Net income declined 19% to ¥3.85 trillion from ¥4.76 trillion, according to IBTimes. Toyota shares fell 2.18% in Tokyo trading and have declined 11.7% year-to-date to $189, reflecting investor concern over structural margin compression.

Strategic Response Centres on Cost Structure

CEO Kenta Kon, who took the helm in April 2026 with a finance-focused mandate, has initiated structural reforms including product lineup simplification. The company achieved electrified vehicle sales exceeding 5 million units for the first time, with hybrid sales of 4.62 million units, per Yahoo Finance.

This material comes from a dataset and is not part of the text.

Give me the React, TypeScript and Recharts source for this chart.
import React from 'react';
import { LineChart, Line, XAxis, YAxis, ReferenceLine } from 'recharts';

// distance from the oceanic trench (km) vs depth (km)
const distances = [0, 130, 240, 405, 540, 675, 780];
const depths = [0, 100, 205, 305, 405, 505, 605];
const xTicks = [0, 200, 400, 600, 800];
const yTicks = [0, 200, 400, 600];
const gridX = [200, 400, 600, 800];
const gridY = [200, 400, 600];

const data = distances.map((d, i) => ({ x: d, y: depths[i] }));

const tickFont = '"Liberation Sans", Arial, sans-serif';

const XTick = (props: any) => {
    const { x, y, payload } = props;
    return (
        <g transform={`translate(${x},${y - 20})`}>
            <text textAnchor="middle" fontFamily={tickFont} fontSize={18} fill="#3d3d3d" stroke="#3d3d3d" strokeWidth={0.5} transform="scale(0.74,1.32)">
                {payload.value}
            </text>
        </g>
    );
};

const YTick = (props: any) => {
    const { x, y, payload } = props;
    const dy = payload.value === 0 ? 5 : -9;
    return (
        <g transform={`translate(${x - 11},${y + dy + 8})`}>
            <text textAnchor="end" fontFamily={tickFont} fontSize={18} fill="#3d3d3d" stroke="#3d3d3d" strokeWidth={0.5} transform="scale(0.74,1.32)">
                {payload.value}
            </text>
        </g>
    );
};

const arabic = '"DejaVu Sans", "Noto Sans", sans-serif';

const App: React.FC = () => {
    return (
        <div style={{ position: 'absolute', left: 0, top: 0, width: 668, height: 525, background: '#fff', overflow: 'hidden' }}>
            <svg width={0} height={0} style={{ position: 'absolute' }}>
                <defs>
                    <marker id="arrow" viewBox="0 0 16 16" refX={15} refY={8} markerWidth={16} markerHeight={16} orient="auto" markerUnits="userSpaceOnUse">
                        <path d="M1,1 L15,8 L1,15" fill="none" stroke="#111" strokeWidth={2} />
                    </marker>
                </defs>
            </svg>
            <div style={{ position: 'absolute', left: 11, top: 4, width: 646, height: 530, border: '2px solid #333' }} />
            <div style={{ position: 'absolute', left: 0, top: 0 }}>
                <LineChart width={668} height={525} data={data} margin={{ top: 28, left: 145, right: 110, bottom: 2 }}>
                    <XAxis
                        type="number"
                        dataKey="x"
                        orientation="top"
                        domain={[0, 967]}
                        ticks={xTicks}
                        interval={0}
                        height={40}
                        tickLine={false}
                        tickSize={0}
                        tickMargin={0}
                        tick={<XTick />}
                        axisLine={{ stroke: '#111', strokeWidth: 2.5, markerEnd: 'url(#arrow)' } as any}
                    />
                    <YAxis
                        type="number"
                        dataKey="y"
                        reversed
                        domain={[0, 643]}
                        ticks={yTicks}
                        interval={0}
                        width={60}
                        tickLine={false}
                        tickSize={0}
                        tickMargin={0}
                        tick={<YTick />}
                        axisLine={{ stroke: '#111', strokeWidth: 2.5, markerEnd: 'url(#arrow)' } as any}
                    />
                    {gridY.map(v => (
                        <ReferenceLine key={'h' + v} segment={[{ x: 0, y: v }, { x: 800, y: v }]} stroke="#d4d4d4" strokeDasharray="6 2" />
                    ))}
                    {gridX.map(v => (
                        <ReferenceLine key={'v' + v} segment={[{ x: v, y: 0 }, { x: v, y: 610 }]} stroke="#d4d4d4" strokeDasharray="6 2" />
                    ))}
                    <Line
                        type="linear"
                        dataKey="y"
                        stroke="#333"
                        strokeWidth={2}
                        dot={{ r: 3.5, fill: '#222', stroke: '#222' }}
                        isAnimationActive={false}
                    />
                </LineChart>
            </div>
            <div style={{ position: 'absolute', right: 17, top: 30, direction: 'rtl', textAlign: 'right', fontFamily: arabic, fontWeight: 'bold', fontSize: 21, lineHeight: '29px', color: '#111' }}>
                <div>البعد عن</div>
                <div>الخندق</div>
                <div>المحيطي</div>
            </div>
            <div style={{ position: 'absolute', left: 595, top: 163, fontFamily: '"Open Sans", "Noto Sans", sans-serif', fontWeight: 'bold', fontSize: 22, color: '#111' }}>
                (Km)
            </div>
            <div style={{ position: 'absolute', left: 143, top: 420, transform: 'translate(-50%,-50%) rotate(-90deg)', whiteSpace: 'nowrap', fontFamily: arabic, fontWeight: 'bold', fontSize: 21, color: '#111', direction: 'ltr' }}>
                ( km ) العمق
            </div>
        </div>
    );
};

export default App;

Yet this volume growth could not offset tariff-driven cost inflation.

Context

Toyota shifted FX assumptions from monthly to six-month averaging for FY2027 forecasting, setting the rate at 150 yen per dollar. The methodological change signals recognition that currency volatility compounds tariff uncertainty in margin planning.

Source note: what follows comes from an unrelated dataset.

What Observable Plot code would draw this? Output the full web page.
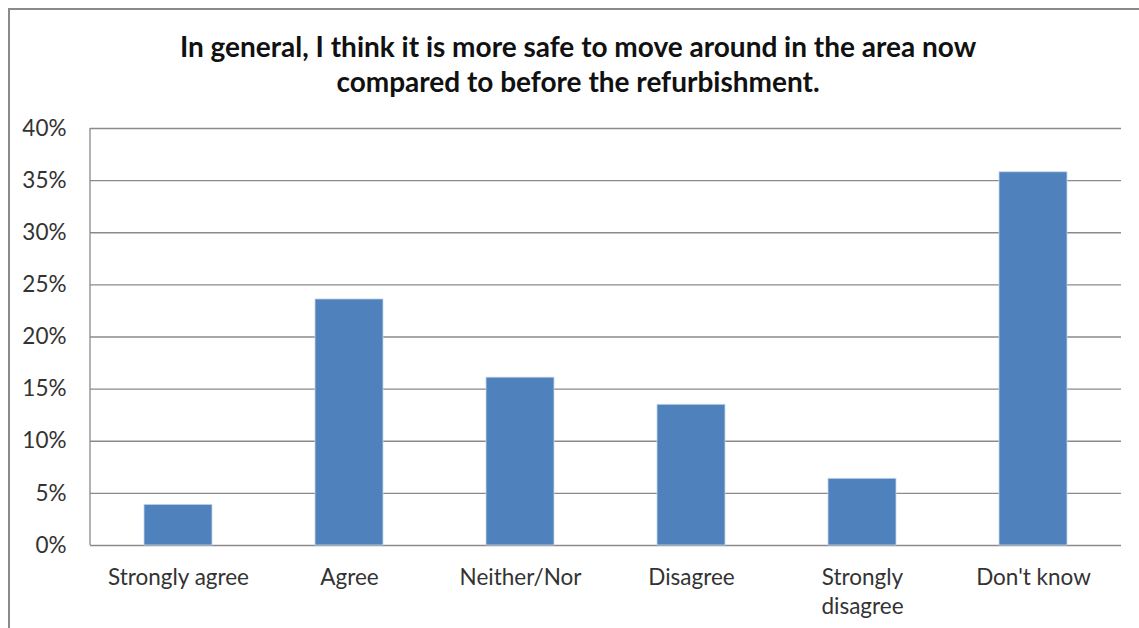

Kon stated in February that “we must be realistic about the headwinds we face, including potential changes in global trade policies,” emphasising “a relentless focus on cost-efficiency and internal restructuring,” according to Carscoops. The company described tariffs as “highly disruptive and cannot be sustained” in communications with CNBC.

Implications for Manufacturing Sector

Toyota’s results provide the first granular view of how tariff costs flow through integrated supply chains. The ¥1.38 trillion impact represents 2.7% of total revenue — a margin compression that no operational efficiency program can reverse. Manufacturers with similar cross-border parts exposure face parallel economics.

Key Takeaways
  • Tariff costs of ¥1.38 trillion exceeded combined volume gains and cost reductions by ¥395 billion
  • North America profitability swing of ¥402.9 billion demonstrates regional vulnerability to trade policy
  • FY2027 forecast miss of 35% versus consensus signals persistent margin pressure
  • Manufacturing sector faces broad earnings revision cycle as supply chain tariffs prove unabsorbable

What to Watch

Earnings from Volkswagen, General Motors, and Ford in coming weeks will reveal whether Toyota’s tariff burden is an outlier or an industry pattern. Watch for North American operating margin guidance — any automotive manufacturer reporting negative margins signals the tariff environment has shifted from cyclical headwind to structural constraint. Supply chain reconfiguration announcements will indicate whether companies view current policy as temporary or permanent. The gap between Toyota’s ¥3 trillion FY2027 forecast and analyst consensus suggests the market has not yet priced tariff persistence into broader manufacturing sector valuations.